If you can show them how THEY benefit, they will buy or join.
# 10: Maintain Good Eye Contact
Maintain good eye contact with your prospect. Don’t give them a creepy stare and look like a stalker. Just make sure that most of the time you are talking, and listening, you are looking them in the eye.
Maintaining bad eye contact will do more harm than good. If you are constantly looking away, or down at the ground, your prospect will NOT trust you. Good eye contact is critical for building rapport with your prospects.
# 11: Model Your Prospect’s Body Language
Whenever possible, model your prospect’s body language. If they’re leaning forward in their chair, you lean forward. If they have one leg crossed, you cross one leg. If they’re leaning back in their chair, you lean back a little bit. If they’re smiling, you smile back at them.
These are all examples of modeling someone’s body language. This is a very simple way to get a prospect to like you, know you and trust you, and to get them to feel comfortable around you.
Tips from the Experts
To make this post interesting, I figured I would add in some tips from the experts. Here’s what others have to say about building rapport with your prospects.

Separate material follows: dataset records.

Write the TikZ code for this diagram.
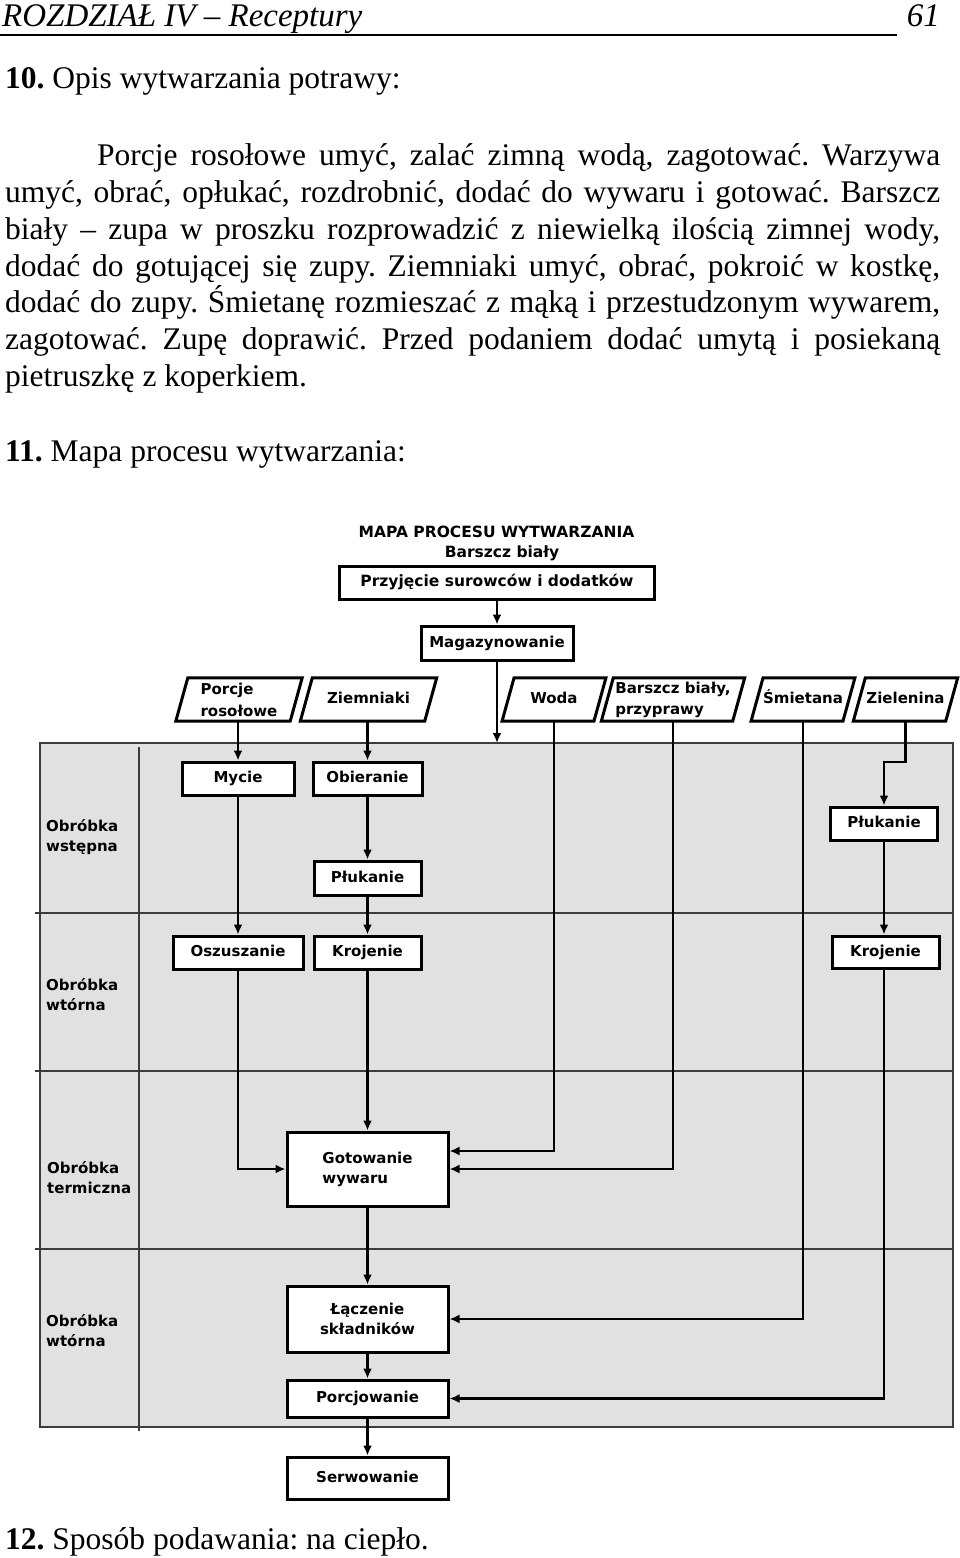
\documentclass[tikz,border=0pt]{standalone}
\usepackage{fontspec}
\setmainfont{Liberation Serif}
\newfontfamily\dv{DejaVu Sans}
\usetikzlibrary{arrows.meta}
\definecolor{lanegray}{RGB}{225,225,225}
\definecolor{edgegray}{RGB}{60,60,60}
\newcommand\dfont{\dv\bfseries\fontsize{15}{20}\selectfont}
\newcommand\drawpara[1]{\draw[parab] ([xshift=-6pt]#1.south west) -- ([xshift=6pt]#1.north west) -- ([xshift=6pt]#1.north east) -- ([xshift=-6pt]#1.south east) -- cycle;}
\frenchspacing
\begin{document}
\begin{tikzpicture}[x=1pt,y=-1pt,
  body/.style={anchor=base west, inner sep=0pt, font=\fontsize{31.5}{37}\selectfont},
  box/.style={draw=black, line width=3pt, fill=white, inner sep=0pt, font=\dfont, align=center},
  one/.style={text height=11pt, text depth=3pt},
  para/.style={inner sep=0pt, font=\dfont, align=center},
  parab/.style={draw=black, line width=3pt, line join=miter},
  lanelbl/.style={anchor=west, inner sep=0pt, font=\dfont, align=left},
  laneline/.style={draw=edgegray, line width=1.4pt},
  arr/.style={draw=black, line width=2.5pt, -{Latex[length=10pt,width=9pt]}}]
\useasboundingbox (0,0) rectangle (960,1558);
\fill[white] (0,0) rectangle (960,1558);

% header
\node[anchor=base west, inner sep=0pt, font=\itshape\fontsize{33}{37}\selectfont] (hdr) at (2,26) {ROZDZIAŁ IV – Receptury};
\node[anchor=base east, inner sep=0pt, font=\itshape\fontsize{33}{37}\selectfont] (pg) at (940,26) {61};
\draw[line width=1.4pt] (0,35) -- (897,35);

% text
\node[body] (t10) at (5,88) {\textbf{10.} Opis wytwarzania potrawy:};
\node[body] (l1) at (97,165) {\makebox[843pt][s]{Porcje rosołowe umyć, zalać zimną wodą, zagotować. Warzywa}};
\node[body] (l2) at (5,202) {\makebox[935pt][s]{umyć, obrać, opłukać, rozdrobnić, dodać do wywaru i gotować. Barszcz}};
\node[body] (l3) at (5,239) {\makebox[935pt][s]{biały – zupa w proszku rozprowadzić z niewielką ilością zimnej wody,}};
\node[body] (l4) at (5,276) {\makebox[935pt][s]{dodać do gotującej się zupy. Ziemniaki umyć, obrać, pokroić w kostkę,}};
\node[body] (l5) at (5,312) {\makebox[935pt][s]{dodać do zupy. Śmietanę rozmieszać z mąką i przestudzonym wywarem,}};
\node[body] (l6) at (5,349) {\makebox[935pt][s]{zagotować. Zupę doprawić. Przed podaniem dodać umytą i posiekaną}};
\node[body] (l7) at (5,386) {pietruszkę z koperkiem.};
\node[body] (t11) at (5,461) {\textbf{11.} Mapa procesu wytwarzania:};
\node[body] (t12) at (5,1549) {\textbf{12.} Sposób podawania: na ciepło.};

% lanes
\filldraw[fill=lanegray, draw=edgegray, line width=1.8pt] (40,743) rectangle (953,1427);
\draw[laneline] (35,913) -- (953,913);
\draw[laneline] (35,1071) -- (953,1071);
\draw[laneline] (35,1249) -- (953,1249);
\draw[laneline] (139,747) -- (139,1431);
\node[lanelbl] (lab1) at (46,837) {Obróbka\\wstępna};
\node[lanelbl] (lab2) at (46,994.5) {Obróbka\\wtórna};
\node[lanelbl] (lab3) at (47,1178) {Obróbka\\termiczna};
\node[lanelbl] (lab4) at (46,1331) {Obróbka\\wtórna};

% title
\node[inner sep=0pt, anchor=base, font=\dv\bfseries\fontsize{15.5}{20}\selectfont] (title1) at (496.5,537) {MAPA PROCESU WYTWARZANIA};
\node[inner sep=0pt, anchor=base, font=\dv\bfseries\fontsize{15.5}{20}\selectfont] (title2) at (502,557) {Barszcz biały};

% boxes
\node[box, one, minimum width=315pt, minimum height=33pt, font=\dv\bfseries\fontsize{15.5}{20}\selectfont] (przyj) at (497,582.5) {Przyjęcie surowców i dodatków};
\node[box, one, minimum width=152pt, minimum height=34pt] (magazyn) at (497,643) {Magazynowanie};
\node[box, one, minimum width=112pt, minimum height=33pt] (mycie) at (238,778.5) {Mycie};
\node[box, one, minimum width=109pt, minimum height=33pt] (obier) at (367.5,778.5) {Obieranie};
\node[box, one, minimum width=107pt, minimum height=34pt] (pluk1) at (367.5,878) {Płukanie};
\node[box, one, minimum width=130pt, minimum height=33pt] (oszu) at (238,952.5) {Oszuszanie};
\node[box, one, minimum width=107pt, minimum height=33pt] (kroj1) at (367.5,952.5) {Krojenie};
\node[box, one, minimum width=107pt, minimum height=33pt] (pluk2) at (884,823.5) {Płukanie};
\node[box, one, minimum width=107pt, minimum height=32pt] (kroj2) at (885.5,952) {Krojenie};
\node[box, minimum width=161pt, minimum height=74pt, align=left] (gotow) at (367.5,1169) {Gotowanie\\wywaru};
\node[box, minimum width=161pt, minimum height=66pt] (lacz) at (367.5,1319) {Łączenie\\składników};
\node[box, one, minimum width=161pt, minimum height=37pt] (porcj) at (367.5,1398.5) {Porcjowanie};
\node[box, one, minimum width=161pt, minimum height=42pt] (serw) at (367.5,1478) {Serwowanie};

% parallelograms
\node[para, minimum width=114pt, minimum height=43pt, align=left, font=\dv\bfseries\fontsize{15}{22}\selectfont] (porcje) at (239,699.5) {Porcje\\rosołowe};
\node[para, one, minimum width=124pt, minimum height=43pt] (ziem) at (368.5,699.5) {Ziemniaki};
\node[para, one, minimum width=91.5pt, minimum height=43pt] (woda) at (554,699.5) {Woda};
\node[para, minimum width=131pt, minimum height=43pt, align=left, font=\dv\bfseries\fontsize{15}{21}\selectfont] (barsz) at (673,699.5) {Barszcz biały,\\przyprawy};
\node[para, one, minimum width=91.5pt, minimum height=43pt] (smiet) at (803,699.5) {Śmietana};
\node[para, one, minimum width=92pt, minimum height=43pt] (ziel) at (905.5,699.5) {Zielenina};
\drawpara{porcje}
\drawpara{ziem}
\drawpara{woda}
\drawpara{barsz}
\drawpara{smiet}
\drawpara{ziel}

% connectors
\coordinate (magend) at (497,743);
\draw[arr] (przyj) -- (magazyn);
\draw[arr] (magazyn) -- (magend);
\draw[arr] (porcje.south -| mycie.north) -- (mycie.north);
\draw[arr] (ziem.south -| obier.north) -- (obier.north);
\draw[arr] (mycie) -- (oszu);
\draw[arr] (obier) -- (pluk1);
\draw[arr] (pluk1) -- (kroj1);
\draw[arr] (oszu.south) |- (gotow.west);
\draw[arr] (kroj1) -- (gotow);
\draw[arr] (woda.south) |- ([yshift=18pt]gotow.east);
\draw[arr] (barsz.south) |- (gotow.east);
\draw[arr] (gotow) -- (lacz);
\draw[arr] (smiet.south) |- (lacz.east);
\draw[arr] (lacz) -- (porcj);
\draw[arr] (ziel.south) -- ++(0,41) -| (pluk2.north);
\draw[arr] (pluk2.south) -- (pluk2.south |- kroj2.north);
\draw[arr] (kroj2.south -| pluk2.south) |- (porcj.east);
\draw[arr] (porcj) -- (serw);
\end{tikzpicture}
\end{document}
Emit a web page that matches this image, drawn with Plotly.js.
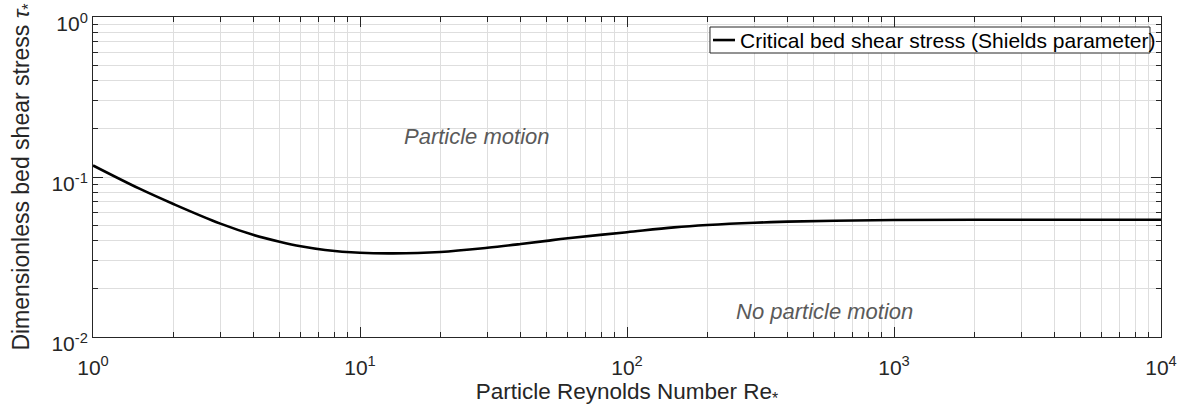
<!DOCTYPE html>
<html>
<head>
<meta charset="utf-8">
<script src="https://cdn.plot.ly/plotly-3.0.1.min.js"></script>
<style>html,body{margin:0;padding:0;background:#fff;}#chart{width:1195px;height:410px;}</style>
</head>
<body>
<div id="chart"></div>
<script>
// Data
var reynolds = [1, 1.5, 2, 3, 4, 5, 6, 7.4, 10, 13.3, 20, 30, 40, 50, 60, 100, 150, 200, 300, 400, 600, 1000, 2000, 5000, 10000];
var shields  = [0.1181, 0.0842, 0.0678, 0.0511, 0.0434, 0.0394, 0.0369, 0.0350, 0.0336, 0.0333, 0.0340, 0.0361, 0.0381, 0.0399, 0.0414, 0.0452, 0.0484, 0.0501, 0.0518, 0.0526, 0.0533, 0.0538, 0.0540, 0.0541, 0.0541];
var seriesName = 'Critical bed shear stress (Shields parameter)';

var xTickVals = [1, 10, 100, 1000, 10000];
var xTickText = ['10<sup>0</sup>', '10<sup>1</sup>', '10<sup>2</sup>', '10<sup>3</sup>', '10<sup>4</sup>'];
var yTickVals = [0.01, 0.1, 1];
var yTickText = ['10<sup>-2</sup>', '10<sup>-1</sup>', '10<sup>0</sup>'];

var regionLabels = ['Particle motion', 'No particle motion'];
var regionX = [27.4, 550];
var regionY = [0.179, 0.0144];

var font = 'Liberation Sans, Arial, Helvetica, sans-serif';
var axisColor = '#262626';
var gridColor = '#dedede';

var trace = {
  x: reynolds, y: shields, type: 'scatter', mode: 'lines',
  name: seriesName, showlegend: false,
  line: {color: '#000000', width: 2.6, shape: 'spline', smoothing: 1}
};

function axisBase(vals, text, range) {
  return {
    type: 'log', range: range, tickmode: 'array', tickvals: vals, ticktext: text,
    ticks: 'inside', ticklen: 10, tickwidth: 1, tickcolor: axisColor,
    showline: true, linecolor: axisColor, linewidth: 1, mirror: 'ticks',
    showgrid: true, gridcolor: gridColor, gridwidth: 1, zeroline: false,
    tickfont: {family: font, size: 21, color: axisColor},
    minor: {dtick: 'D1', ticks: 'inside', ticklen: 5, tickcolor: axisColor, showgrid: true, gridcolor: gridColor, gridwidth: 1}
  };
}

var xaxis = axisBase(xTickVals, xTickText, [0, 4]);
xaxis.ticklabelstandoff = 12;
xaxis.title = {text: 'Particle Reynolds Number Re<sub>*</sub>', font: {family: font, size: 22.5, color: axisColor}, standoff: 2};
var yaxis = axisBase(yTickVals, yTickText, [-2, 0]);
yaxis.ticklabelshift = 7;
yaxis.title = {text: 'Dimensionless bed shear stress <i>τ</i><sub>*</sub>', font: {family: font, size: 23, color: axisColor}, standoff: 15};

// Legend box (MATLAB-style compact legend), placed in paper coordinates
var legendBox = {x0: 0.5777, x1: 0.9897, y0: 0.8875, y1: 0.96875};
var legendLine = {x0: 0.5805, x1: 0.6011, y: 0.928};

var annotations = regionLabels.map(function (t, i) {
  return {x: Math.log10(regionX[i]), y: Math.log10(regionY[i]), xref: 'x', yref: 'y', text: '<i>' + t + '</i>',
    showarrow: false, font: {family: font, size: 22, color: '#5a5a5a'}, xanchor: 'center', yanchor: 'middle'};
});
annotations.push({x: 0.6035, y: legendLine.y, xref: 'paper', yref: 'paper', text: seriesName, showarrow: false,
  xanchor: 'left', yanchor: 'middle', font: {family: font, size: 21, color: '#000000'}});

var shapes = [
  {type: 'rect', xref: 'paper', yref: 'paper', x0: legendBox.x0, x1: legendBox.x1, y0: legendBox.y0, y1: legendBox.y1,
    line: {color: axisColor, width: 1}, fillcolor: '#ffffff', layer: 'above'},
  {type: 'line', xref: 'paper', yref: 'paper', x0: legendLine.x0, x1: legendLine.x1, y0: legendLine.y, y1: legendLine.y,
    line: {color: '#000000', width: 2.6}, layer: 'above'}
];

var layout = {
  width: 1195, height: 410,
  margin: {l: 93, r: 34, t: 17, b: 73, pad: 0},
  paper_bgcolor: '#ffffff', plot_bgcolor: '#ffffff',
  font: {family: font, size: 20, color: axisColor},
  xaxis: xaxis, yaxis: yaxis,
  showlegend: false,
  shapes: shapes,
  annotations: annotations
};

Plotly.newPlot('chart', [trace], layout, {displayModeBar: false, staticPlot: true});
</script>
</body>
</html>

It is a well-understood fact that, people usually open up more with those, who are good to them and know what they are thinking. This creates a sense of trust which builds a good rapport. It is also said that people usually buy from those who think alike, as they feel that these people would know the exact requirement. In this case, it is also important to know that if you are talking to your prospect over the phone, you reduce your chances of letting them know that you understand their concern. It is often said that being physically present has a much bigger impact than being on the call. Therefore, if you empathize with someone, make it a habit to let them know about the same by being physically present.
Be friendly. Chilly people get chilly reactions from others. Approach rapport building with the intent to be warm and friendly. Smile, give a firm handshake, make eye contact, and engage. Do so in an authentic way. If you’re forcing the friendliness, buyers will notice and your attempts will backfire.
Most of us know someone who wanted to be liked so he “tried hard,” but it didn’t work. In trying to be liked, he appeared needy and conspicuous. You can’t force rapport. Show interest, but don’t act subservient, overly friendly, or too pushy. If you come on too strong, you’ll only be seen as inauthentic and turn the other person off.
The average person carries around a lot of negative preconceptions about sales professionals. Perhaps the biggest one is this: A salesman comes after you no matter what. It doesn’t matter if the product isn’t right for you. In some cases, it doesn’t even matter if you don’t have the money.
Nobody wants to deal with that – so start by proving you’re on a different level.
How? It’s actually simple: Admit that this person you’re talking to might not be a customer.
A good sales call is a collaborative process. In this case, we’re defining good as something that not only leads toward a sale, but gives someone confidence to continue working with you – now or in the future. And you can’t collaborate if you come in with preconceptions.
The biggest preconception is that you’re going to make a big sale – no matter what.
What happens when you start off by admitting that you’re not sure if your solution is the right one, but you want to work together to find out? Three things:
- You grant them power by giving them “permission” to tell you if your solution fits;
- You induce them to invest in the process – to make a decision, they have to listen;
- You create a space where they can let their guard down and see you as a partner.
Starting this way colors the entire interaction going forward, so use it well.
In review, these are 11 tips on how to build rapport with your MLM prospects. I’m sure there are a hundreds of additional things you can do to build rapport with your prospects. I would argue that if you could master these 11 things, you would build stronger, better relationships with more of your prospects. I hope you got some value out of today’s training.